9.)There are ways of harrassment and mental torture that don’t involve inflicting damage. As part of its quest to destroy an evil artifact, the party had to go into a swamp. There was something the high-level NPC mage knew that would have made ths portion of the adventure easier than I wanted. I decided that as a result of a past adventure with an evil demigod, he had a special type of fever and developed a mild form of insanity while he was in the swamp. He confused the other characters with people from his past and called them the wrong names and spouted crazed nonsense. I did nothing to hurt the party. In combat, he functioned exactly as he normally did; he was just unable to remember the fact that could have made things easier. Believe me, it shoots frissons of horror through players when they realize a high-level mage may not be all there.
Another group of lower level characters once rescued a woman from some ogres. She was very grateful and willing to share her favors with the willing. A few of them took her to bed and got the Ogre Clap.
That same group is defending a town from various evil beings. Some of the townspeople don’t like them because a portion of the town burned down in a fight with a dragon. They have to deal with people who accuse them of bringing bad times to the town or try to cheat them or whine that everyone is doomed. Be creative.

Thank you :slight_smile: That’s exactly how I feel about the higher-level game… it’s up to the DM to get more creative, not simply succumb to the players’ increase powers.
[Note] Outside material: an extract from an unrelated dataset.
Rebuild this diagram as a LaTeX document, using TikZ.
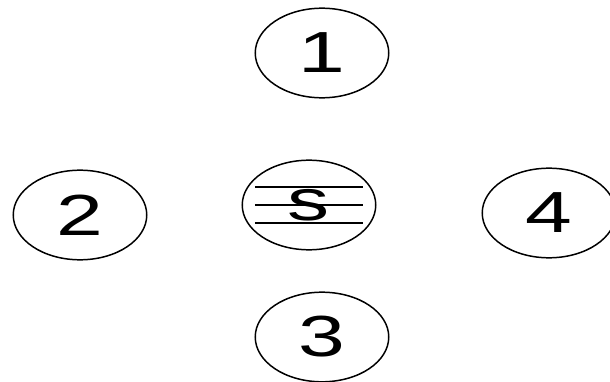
\documentclass[tikz,border=0pt]{standalone}
\usepackage{graphicx}
\usepackage{fontspec}
\setmainfont{Liberation Sans}
\usetikzlibrary{shapes.geometric}
\newcommand{\widelabel}[1]{\scalebox{1.45}[1]{#1}}
\tikzset{
    zone/.style = {
        draw,
        ellipse,
        line width = 0.85pt,
        minimum width = 76pt,
        minimum height = 51pt,
        inner sep = 0pt,
        font = \fontsize{33}{33}\selectfont
    }
}
\begin{document}
\begin{tikzpicture}[x=0.02cm,y=-0.02cm]
            \useasboundingbox (0,0) rectangle (610,382);
            \node[zone] (one) at (322,53) {\widelabel{1}};
            \node[zone] (two) at (80,215) {\widelabel{2}};
            \node[zone] (src) at (309,205) {\widelabel{s}};
            \node[zone] (four) at (549,213) {\widelabel{4}};
            \node[zone] (three) at (322,337) {\widelabel{3}};
            % lines across the s zone
            \foreach \dy in {-18,0,18} {
                \draw[line width=0.85pt] ([shift={(-54,\dy)}]src.center) -- ([shift={(54,\dy)}]src.center);
            }
        \end{tikzpicture}
\end{document}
Agreed. And they seemed to vary that in every book, so that depending on edition and revision and class/subclass, you were a Magic-ser, Mage, Wizard, some kind of speciliast, or whatever.

Those were always optional.

That may be your house-rule, but it was a significant point. If a wizard was interrupted during a long casting sequence a spell it automatically failed. There was no chance to keep it.

Spells often had rules on how they actually “took place” inside the game world. It was often possible to use these to stop or fiddle with a powerful spell. Additionally, the nature of the game world was less mechanical than 3rd edition, in that basically anything reasonable was expected to work. Shapechange is a good example, as if you knew how the spell workied and could find the magical gem being used in it, you could instantly cancel the effect (and leave the wizard using it in deep, deep trouble).

It wasn’t all that easy, but magic armor was frequently the only protection you could get; contrast to 3rd edition, where there are numerous forms of protection and armor is arguably the weakest.

No; I’m pointing out that it’s something of an extension of the problem. If you start ignoring the written weaknesses of wizards (and often other spellcasters), they can go way out of control.

Casting a spell required one time unit per “casting time” of the spell, which it was almost always equal to the spell level. Want to cast Meteor Swarm (a 9th level spell, for those who may know DnD)? Even if you had luck and got a good intiative, you were likely to act last, and invite everybody to kick you in the groin before you got it off.